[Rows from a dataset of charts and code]
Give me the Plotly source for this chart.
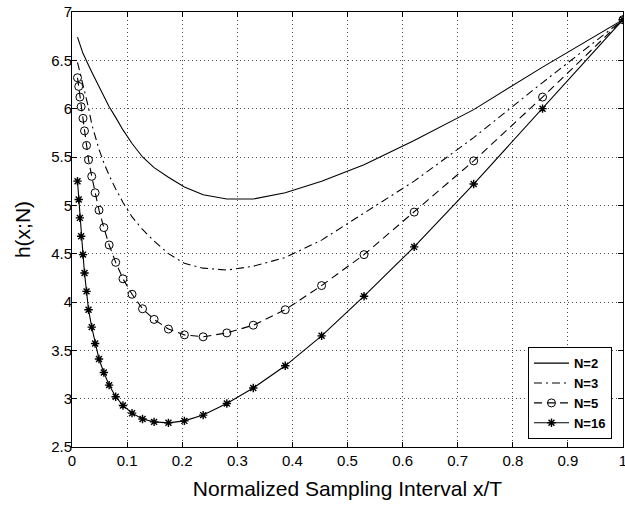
import plotly.graph_objects as go

# Normalized sampling interval x/T (shared sampling grid)
x_grid = [0.0100, 0.0122, 0.0143, 0.0166, 0.0200, 0.0227, 0.0264, 0.0300, 0.0358, 0.0420,
          0.0490, 0.0578, 0.0674, 0.0793, 0.0925, 0.109, 0.128, 0.149, 0.175, 0.204,
          0.238, 0.281, 0.329, 0.387, 0.453, 0.530, 0.621, 0.729, 0.854, 1.0]

h_N2 = [6.74, 6.70, 6.66, 6.62, 6.57, 6.54, 6.50, 6.45, 6.38, 6.31,
        6.23, 6.13, 6.02, 5.91, 5.78, 5.64, 5.50, 5.39, 5.29, 5.19,
        5.11, 5.065, 5.065, 5.13, 5.25, 5.42, 5.67, 5.99, 6.43, 6.92]

h_N3 = [6.48, 6.43, 6.38, 6.32, 6.25, 6.17, 6.09, 6.01, 5.84, 5.71,
        5.58, 5.44, 5.31, 5.17, 5.03, 4.88, 4.75, 4.63, 4.50, 4.40,
        4.35, 4.33, 4.37, 4.46, 4.64, 4.92, 5.25, 5.70, 6.27, 6.92]

h_N5 = [6.32, 6.23, 6.12, 6.02, 5.90, 5.77, 5.62, 5.47, 5.30, 5.13,
        4.95, 4.77, 4.59, 4.41, 4.24, 4.08, 3.93, 3.82, 3.72, 3.66,
        3.64, 3.68, 3.76, 3.92, 4.17, 4.49, 4.93, 5.46, 6.12, 6.92]

h_N16 = [5.25, 5.06, 4.87, 4.68, 4.49, 4.30, 4.11, 3.92, 3.74, 3.57,
         3.41, 3.27, 3.14, 3.02, 2.93, 2.85, 2.79, 2.76, 2.75, 2.77,
         2.83, 2.95, 3.11, 3.34, 3.65, 4.06, 4.57, 5.22, 6.00, 6.92]

series_names = ["N=2", "N=3", "N=5", "N=16"]

x_ticks = [0, 0.1, 0.2, 0.3, 0.4, 0.5, 0.6, 0.7, 0.8, 0.9, 1]
y_ticks = [2.5, 3, 3.5, 4, 4.5, 5, 5.5, 6, 6.5, 7]

FONT = "Liberation Sans, Arial, sans-serif"

fig = go.Figure()
fig.add_trace(go.Scatter(x=x_grid, y=h_N2, name=series_names[0], mode="lines",
                         line=dict(color="black", width=1.1)))
fig.add_trace(go.Scatter(x=x_grid, y=h_N3, name=series_names[1], mode="lines",
                         line=dict(color="black", width=1.1, dash="8px,4px,2px,4px")))
fig.add_trace(go.Scatter(x=x_grid, y=h_N5, name=series_names[2], mode="lines+markers",
                         line=dict(color="black", width=1.1, dash="8px,5px"),
                         marker=dict(symbol="circle-open", size=8, color="black",
                                     line=dict(width=1, color="black"))))
fig.add_trace(go.Scatter(x=x_grid, y=h_N16, name=series_names[3], mode="lines+markers",
                         line=dict(color="black", width=1.1),
                         marker=dict(symbol="asterisk-open", size=7, color="black",
                                     line=dict(width=1.4, color="black"))))

axis_common = dict(
    showline=True, linecolor="black", linewidth=1, mirror="ticks",
    ticks="inside", ticklen=5, tickcolor="black", tickwidth=1,
    showgrid=True, gridcolor="rgba(0,0,0,0.7)", gridwidth=1, griddash="1px,3px",
    zeroline=False, tickfont=dict(family=FONT, size=15, color="black"),
    ticklabeloverflow="allow",
)

fig.update_xaxes(range=[0, 1], tickvals=x_ticks, ticktext=[f"{t:g}" for t in x_ticks],
                 title=dict(text="Normalized Sampling Interval x/T",
                            font=dict(family=FONT, size=21, color="black"), standoff=13),
                 automargin=False, **axis_common)
fig.update_yaxes(range=[2.5, 7], tickvals=y_ticks, ticktext=[f"{t:g}" for t in y_ticks],
                 title=dict(text="h(x;N)", font=dict(family=FONT, size=21, color="black"),
                            standoff=14),
                 ticklabelstandoff=-4,
                 automargin=False, **axis_common)

fig.update_layout(
    width=625, height=506,
    margin=dict(l=72, r=2, t=12, b=59, autoexpand=False),
    plot_bgcolor="white", paper_bgcolor="white",
    font=dict(family=FONT, color="black"),
    legend=dict(x=0.98, y=0.018, xanchor="right", yanchor="bottom",
                bgcolor="white", bordercolor="black", borderwidth=1,
                font=dict(family=FONT, size=13, color="black", weight="bold"),
                tracegroupgap=0, itemwidth=35),
    showlegend=True,
)

fig.write_html("out.html", config={"displayModeBar": False},
               post_script="document.body.style.margin='0';document.body.style.padding='0';")
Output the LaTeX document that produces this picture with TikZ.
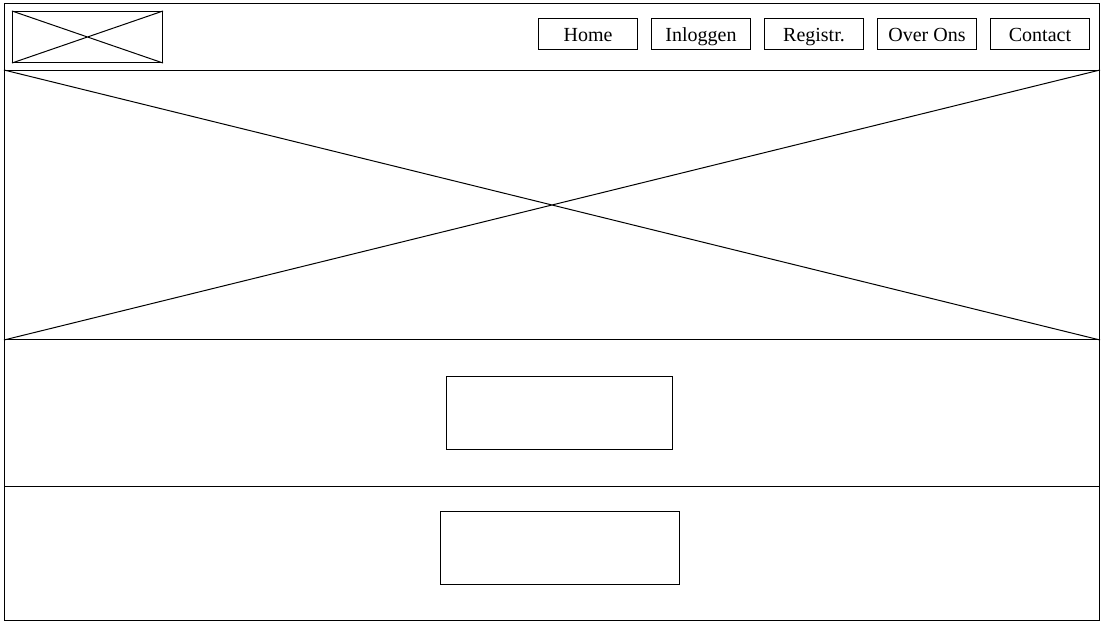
\documentclass[tikz,border=0pt]{standalone}
\usepackage{fontspec}
\setmainfont{Liberation Serif}
\begin{document}
\begin{tikzpicture}[x=1pt,y=-1pt,line width=1pt,
  navbtn/.style={draw,minimum width=99pt,minimum height=31pt,inner sep=0pt,text height=17pt,text depth=2pt,font=\fontsize{20}{23}\selectfont},
  frame/.style={draw,inner sep=0pt}]
\useasboundingbox (0,0) rectangle (1104,626);
% outer border
\draw (4,4) rectangle (1099,620);
% logo placeholder
\node[frame,minimum width=150pt,minimum height=51pt,anchor=north west] (logo) at (12,11) {};
\draw (logo.north west) -- (logo.south east) (logo.south west) -- (logo.north east);
% nav buttons
\node[navbtn,anchor=north west] (home) at (538,18) {Home};
\node[navbtn,anchor=north west] (login) at (651,18) {Inloggen};
\node[navbtn,anchor=north west] (reg) at (764,18) {Registr.};
\node[navbtn,anchor=north west] (over) at (877,18) {Over Ons};
\node[navbtn,anchor=north west] (contact) at (990,18) {Contact};
% hero
\node[frame,minimum width=1095pt,minimum height=269pt,anchor=north west] (hero) at (4,70) {};
\draw (hero.north west) -- (hero.south east) (hero.south west) -- (hero.north east);
% section divider
\draw (4,486) -- (1099,486);
% content boxes
\node[frame,minimum width=226pt,minimum height=73pt,anchor=north west] (box1) at (446,376) {};
\node[frame,minimum width=239pt,minimum height=73pt,anchor=north west] (box2) at (440,511) {};
\end{tikzpicture}
\end{document}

**What is being asked:** Up to and including the line that contains "0.729, 0.854, 1.0]", print the records above exactly from their first line, without any pictures.

**Task result:**
Give me the Plotly source for this chart.
import plotly.graph_objects as go

# Normalized sampling interval x/T (shared sampling grid)
x_grid = [0.0100, 0.0122, 0.0143, 0.0166, 0.0200, 0.0227, 0.0264, 0.0300, 0.0358, 0.0420,
          0.0490, 0.0578, 0.0674, 0.0793, 0.0925, 0.109, 0.128, 0.149, 0.175, 0.204,
          0.238, 0.281, 0.329, 0.387, 0.453, 0.530, 0.621, 0.729, 0.854, 1.0]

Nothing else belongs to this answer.